Field goal kicking: Probably should go in the "Ugly" category but this is what we thought it was and has been all season. Senior kicker Thomas Moore hooked a 35-yarder in the second quarter that would have cut the score to 7-3 and stopped the bleeding. Carolina's lack of kick options really handcuffs the offense.
Tackling: Again, this is what we thought it was, but it had seemed to be improving a little bit anyway. Still it was front and center on a day when lots of things went wrong.
Rushing game: As UNC discovered the past two weeks, the offense works best when the rushing attack is working. State wholly shut down the running game as T.J. Logan and Romar Morris never got anything going, nor could Marquise Williams do much either. Carolina only netted 30 yards on 28 rushing attempts, and the RBs only notched 10 carries.
Defensive front: After steadily improving all season, this group was simply blown up by State's offensive line.
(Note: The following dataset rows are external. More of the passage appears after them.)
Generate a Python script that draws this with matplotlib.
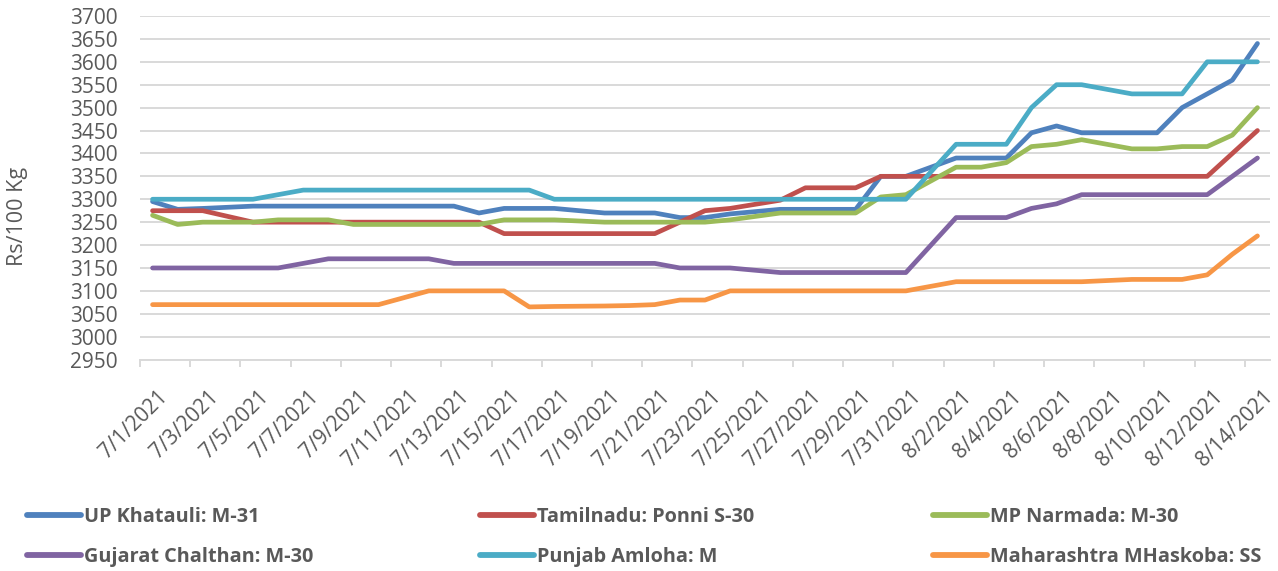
import numpy as np
import pandas as pd
import matplotlib
matplotlib.use('Agg')
import matplotlib.pyplot as plt
from matplotlib.lines import Line2D
from matplotlib.transforms import ScaledTranslation

# 일자 (일요일 제외)
dates = ['2021-07-01', '2021-07-02', '2021-07-03', '2021-07-05', '2021-07-06',
         '2021-07-07', '2021-07-08', '2021-07-09', '2021-07-10', '2021-07-12',
         '2021-07-13', '2021-07-14', '2021-07-15', '2021-07-16', '2021-07-17',
         '2021-07-19', '2021-07-20', '2021-07-21', '2021-07-22', '2021-07-23',
         '2021-07-24', '2021-07-26', '2021-07-27', '2021-07-28', '2021-07-29',
         '2021-07-30', '2021-07-31', '2021-08-02', '2021-08-03', '2021-08-04',
         '2021-08-05', '2021-08-06', '2021-08-07', '2021-08-09', '2021-08-10',
         '2021-08-11', '2021-08-12', '2021-08-13', '2021-08-14']

up_khatauli = [3295, 3278, 3280, 3285, 3285, 3285, 3285, 3285, 3285, 3285,
               3285, 3270, 3280, 3280, 3280, 3270, 3270, 3270, 3260, 3260,
               3268, 3278, 3278, 3278, 3278, 3350, 3350, 3390, 3390, 3390,
               3445, 3460, 3445, 3445, 3445, 3500, 3530, 3560, 3640]
tamilnadu = [3275, 3275, 3275, 3250, 3250, 3250, 3250, 3250, 3250, 3250,
             3250, 3250, 3225, 3225, 3225, 3225, 3225, 3225, 3250, 3275,
             3280, 3298, 3325, 3325, 3325, 3350, 3350, 3350, 3350, 3350,
             3350, 3350, 3350, 3350, 3350, 3350, 3350, 3400, 3450]
mp_narmada = [3265, 3245, 3250, 3250, 3255, 3255, 3255, 3245, 3245, 3245,
              3245, 3245, 3255, 3255, 3255, 3250, 3250, 3250, 3250, 3250,
              3255, 3270, 3270, 3270, 3270, 3305, 3310, 3370, 3370, 3380,
              3415, 3420, 3430, 3410, 3410, 3415, 3415, 3440, 3500]
gujarat = [3150, 3150, 3150, 3150, 3150, 3160, 3170, 3170, 3170, 3170,
           3160, 3160, 3160, 3160, 3160, 3160, 3160, 3160, 3150, 3150,
           3150, 3140, 3140, 3140, 3140, 3140, 3140, 3260, 3260, 3260,
           3280, 3290, 3310, 3310, 3310, 3310, 3310, 3350, 3390]
punjab = [3300, 3300, 3300, 3300, 3310, 3320, 3320, 3320, 3320, 3320,
          3320, 3320, 3320, 3320, 3300, 3300, 3300, 3300, 3300, 3300,
          3300, 3300, 3300, 3300, 3300, 3300, 3300, 3420, 3420, 3420,
          3500, 3550, 3550, 3530, 3530, 3530, 3600, 3600, 3600]
maharashtra = [3070, 3070, 3070, 3070, 3070, 3070, 3070, 3070, 3070, 3100,
               3100, 3100, 3100, 3065, 3066, 3067, 3068, 3070, 3080, 3080,
               3100, 3100, 3100, 3100, 3100, 3100, 3100, 3120, 3120, 3120,
               3120, 3120, 3120, 3125, 3125, 3125, 3135, 3180, 3220]

series = [
    ('UP Khatauli: M-31', up_khatauli, '#4F81BD'),
    ('Tamilnadu: Ponni S-30', tamilnadu, '#C0504D'),
    ('MP Narmada: M-30', mp_narmada, '#9BBB59'),
    ('Gujarat Chalthan: M-30', gujarat, '#8064A2'),
    ('Punjab Amloha: M', punjab, '#4BACC6'),
    ('Maharashtra MHaskoba: SS', maharashtra, '#F79646'),
]

gray = '#595959'
grid = '#D9D9D9'
plt.rcParams['font.family'] = ['Open Sans', 'DejaVu Sans']

x = pd.to_datetime(dates)
fig = plt.figure(figsize=(12.78, 5.71), dpi=100)
ax = fig.add_axes([140 / 1278, 1 - 359.6 / 571, 1130 / 1278, 343.6 / 571])

handles = {}
for name, vals, col in series:
    ln, = ax.plot(x, vals, color=col, lw=3.4, solid_capstyle='round',
                  solid_joinstyle='round', label=name)
    handles[name] = ln

half = pd.Timedelta(hours=12)
start, end = x[0], x[-1]
ax.set_xlim(start - half, end + half)
ax.set_ylim(2950, 3700)
ax.set_yticks(np.arange(2950, 3701, 50))
ax.yaxis.grid(True, color=grid, lw=1.4)
ax.set_axisbelow(True)

major = pd.date_range(start, end, freq='2D')
ax.set_xticks(major)
ax.set_xticklabels([f'{d.month}/{d.day}/{d.year}' for d in major])
ax.set_xticks(major - half, minor=True)
ax.tick_params(axis='x', which='major', length=0, pad=19, labelsize=15,
               labelcolor=gray)
ax.tick_params(axis='x', which='minor', length=5, width=1.4, color=grid)
ax.tick_params(axis='y', length=0, pad=16, labelsize=15, labelcolor=gray)

for lab in ax.get_xticklabels():
    lab.set_rotation(45)
    lab.set_ha('right')
    lab.set_va('top')
    lab.set_rotation_mode('anchor')
    lab.set_transform(lab.get_transform() + ScaledTranslation(5 / 100, 0, fig.dpi_scale_trans))

for s in ['top', 'right', 'left']:
    ax.spines[s].set_visible(False)
ax.spines['bottom'].set_color(grid)
ax.spines['bottom'].set_linewidth(1.4)

fig.text(18 / 1278, 1 - 216 / 571, 'Rs/100 Kg', rotation=90, ha='center',
         va='center', fontsize=15.5, color=gray)

# 범례: 3열 x 2행
cols = [(27, ['UP Khatauli: M-31', 'Gujarat Chalthan: M-30']),
        (480, ['Tamilnadu: Ponni S-30', 'Punjab Amloha: M']),
        (933, ['MP Narmada: M-30', 'Maharashtra MHaskoba: SS'])]
for xpos, names in cols:
    hs = [Line2D([], [], color=handles[n].get_color(), lw=4.2, solid_capstyle='round')
          for n in names]
    leg = fig.legend(hs, names, loc='upper left',
                     bbox_to_anchor=(xpos / 1278, 1 - 507 / 571),
                     frameon=False, borderpad=0, borderaxespad=0,
                     handlelength=2.7, handletextpad=0.15, labelspacing=1.0,
                     prop={'size': 14.3, 'weight': 'bold'})
    for t in leg.get_texts():
        t.set_color(gray)

fig.savefig('out.png', dpi=100)
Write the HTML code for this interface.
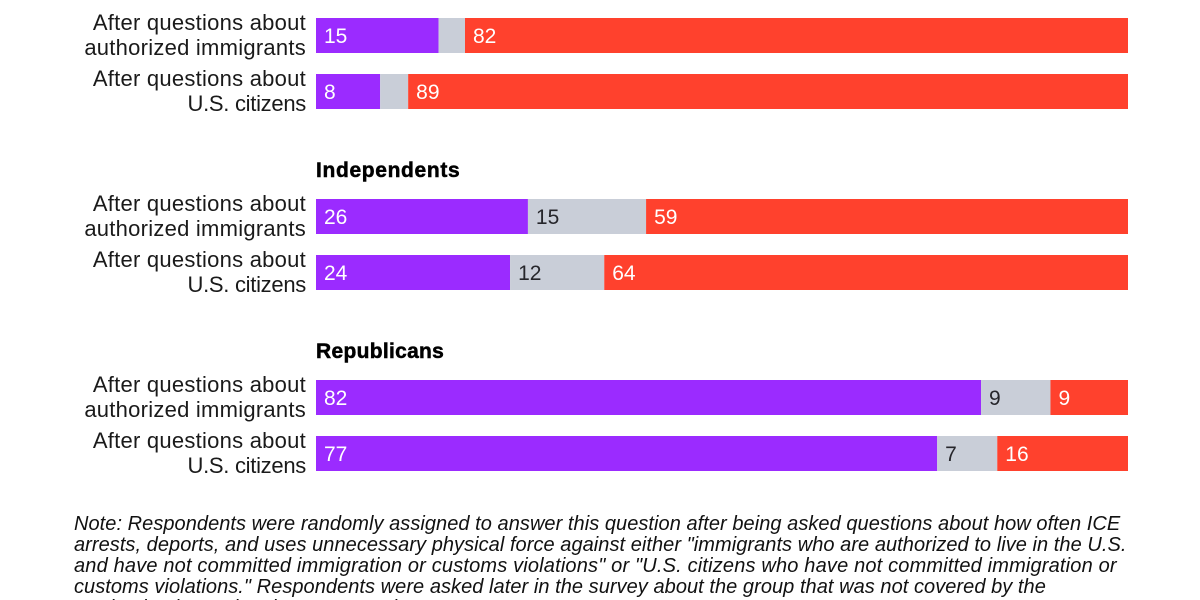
<!DOCTYPE html>
<html lang="en">
<head>
<meta charset="utf-8">
<title>Survey stacked bars by party</title>
<style>
html,body{margin:0;padding:0;background:#fff;width:1200px;height:600px;overflow:hidden}
svg{display:block}
text{font-family:"Liberation Sans",sans-serif}
</style>
</head>
<body>
<svg id="chart" width="1200" height="600" viewBox="0 0 1200 600" xmlns="http://www.w3.org/2000/svg"></svg>
<script>
const rowLines = [
  ["After questions about", "authorized immigrants"],
  ["After questions about", "U.S. citizens"],
  ["After questions about", "authorized immigrants"],
  ["After questions about", "U.S. citizens"],
  ["After questions about", "authorized immigrants"],
  ["After questions about", "U.S. citizens"]
];
const purpleValues = [15.1, 7.9, 26.1, 23.9, 81.9, 76.5];
const greyValues = [3.25, 3.45, 14.55, 11.6, 8.55, 7.4];
const redValues = [81.65, 88.65, 59.35, 64.5, 9.55, 16.1];
const purpleLabels = ["15", "8", "26", "24", "82", "77"];
const greyLabels = ["", "", "15", "12", "9", "7"];
const redLabels = ["82", "89", "59", "64", "9", "16"];
const groupTitles = ["Independents", "Republicans"];
const noteLines = [
  "Note: Respondents were randomly assigned to answer this question after being asked questions about how often ICE",
  "arrests, deports, and uses unnecessary physical force against either \"immigrants who are authorized to live in the U.S.",
  "and have not committed immigration or customs violations\" or \"U.S. citizens who have not committed immigration or",
  "customs violations.\" Respondents were asked later in the survey about the group that was not covered by the",
  "randomized question they answered."
];

const svg = document.getElementById('chart');
const NS = 'http://www.w3.org/2000/svg';
const plotLeft = 316, plotWidth = 812, barHeight = 35;
const xScale = v => v / 100 * plotWidth;
// Row position: pairs 56px apart, groups 181px apart
const rowY = i => 18 + Math.floor(i / 2) * 181 + (i % 2) * 56;
const titleY = g => rowY((g + 1) * 2) - 22;
// Per-string tracking compensates for the substitute font's different glyph widths
const titleTracking = {"Independents": 0.65, "Republicans": 0.3};
const labelTracking = {"U.S. citizens": -0.29};
const noteTracking = i => i === 2 ? 0.17 : 0.05;

function add(tag, attrs, text) {
  const el = document.createElementNS(NS, tag);
  for (const k in attrs) el.setAttribute(k, attrs[k]);
  if (text !== undefined) el.textContent = text;
  svg.appendChild(el);
  return el;
}

groupTitles.forEach((t, g) => {
  const el = add('text', {x: plotLeft, y: titleY(g), 'font-size': 21, 'letter-spacing': titleTracking[t], 'font-weight': 700, fill: '#000', stroke: '#000', 'stroke-width': 0.5}, t);
  
  
});

const segColors = ['#9b2bff', '#c9ced8', '#ff412d'];
const segText = ['#ffffff', '#26262b', '#ffffff'];
const segNames = ['purple-segment', 'grey-segment', 'red-segment'];

rowLines.forEach((lines, i) => {
  const y = rowY(i);
  lines.forEach((line, j) => {
    const tracking = line in labelTracking ? labelTracking[line] : 0.25;
    const el = add('text', {x: 306, y: y + 12 + j * 25, 'text-anchor': 'end', 'font-size': 22, 'letter-spacing': tracking, fill: '#1a1a1a'}, line);
    
    
  });
  let cum = 0;
  const vals = [purpleValues[i], greyValues[i], redValues[i]];
  const labs = [purpleLabels[i], greyLabels[i], redLabels[i]];
  vals.forEach((v, s) => {
    const x = plotLeft + xScale(cum);
    const rect = add('rect', {x: x, y: y, width: xScale(v), height: barHeight, fill: segColors[s]});
    
    
    if (labs[s]) {
      const lab = add('text', {x: x + 8, y: y + 25, 'font-size': 21, fill: segText[s]}, labs[s]);
      
      
    }
    cum += v;
  });
});

noteLines.forEach((line, i) => {
  const el = add('text', {x: 74, y: 530 + i * 21, 'font-size': 20, 'letter-spacing': noteTracking(i), 'font-style': 'italic', fill: '#111'}, line);
  
  
});
</script>
</body>
</html>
They put practically zero pressure on Jacoby Brissett, allowing him to go 9-11 passing for the day. Perhaps the worst example of this was on the Shadrach Thornton touchdown in the second quarter, the State O-line moved the Heels like they were a blocking sled and Thornton went in untouched.
Offensive line: Not to put too fine a point on it, but State embarrassed the poor Carolina offensive line. They were blown up early and often and opened no holes for the running backs nor did they protect their quarterback. As one fan sitting near me said, "I know they're wearing red, but they're not Alabama". There was one sequence in particular that I tweeted about during the game:
Image of the game so far: 3 Pack defenders swarming Williams while 3 UNC O-linemen stand alone with no blocks 5 yards away.— Doc Kennedy (@DocHeelfire) November 29, 2014
That was the O-line's day in a nutshell right there.
Coaching and preparation: As much as I had to give credit for the coaching staff's preparation for Duke, they were clearly not ready for NC State. On the one hand, I tend to stay away from this because coaches can do everything they can to prepare a team and at the end of the day you are relying on 20 year-old kids to execute a game plan. Sometimes things just blow up in spite of a coach's efforts. On the other hand, you have to feel like the coaches are doing something to make adjustments and adapt to the game at hand. That did not seem to happen on Saturday, which is unusual given that UNC has responded well to being down all year. As Brian pointed out during the game:
NCSU has given up 30, 30, 41, 56 and 56 in five ACC games this season but is shutting UNC down.— Brian Barbour (@tarheelblog) November 29, 2014
Again, all credit to State but Carolina's performance against a mediocre Wolfpack team is as inexplicable as it is inexcusable, especially given the focus Fedora placed on State and ending the losing streak his first two years in Chapel Hill.
And so there you have it, the latest chapter in a wildly inconsistent year in Chapel Hill. Carolina finished just about as .500 as you can get: 6-6 overall, 4-4 in the ACC. The defense let the team down in a couple of those losses, but the offense did so against Virginia Tech and against State. The wild swings from big wins to crushing losses then back again are enough to make Tar Heel fans seasick. Plus the egg laid against the Pack is the lasting memory come bowl selection time, since Carolina may have fallen to the Independence Bowl or even worse, out of the bowl picture altogether since the ACC has more bowl-eligible teams than tie-ins. This time last year, UNC fans were happy to be bowling given the 1-5 start and celebrating the team's resilience. This year is disappointment as the team stumbles into the postseason with the corner to be turned still as far away as it ever was.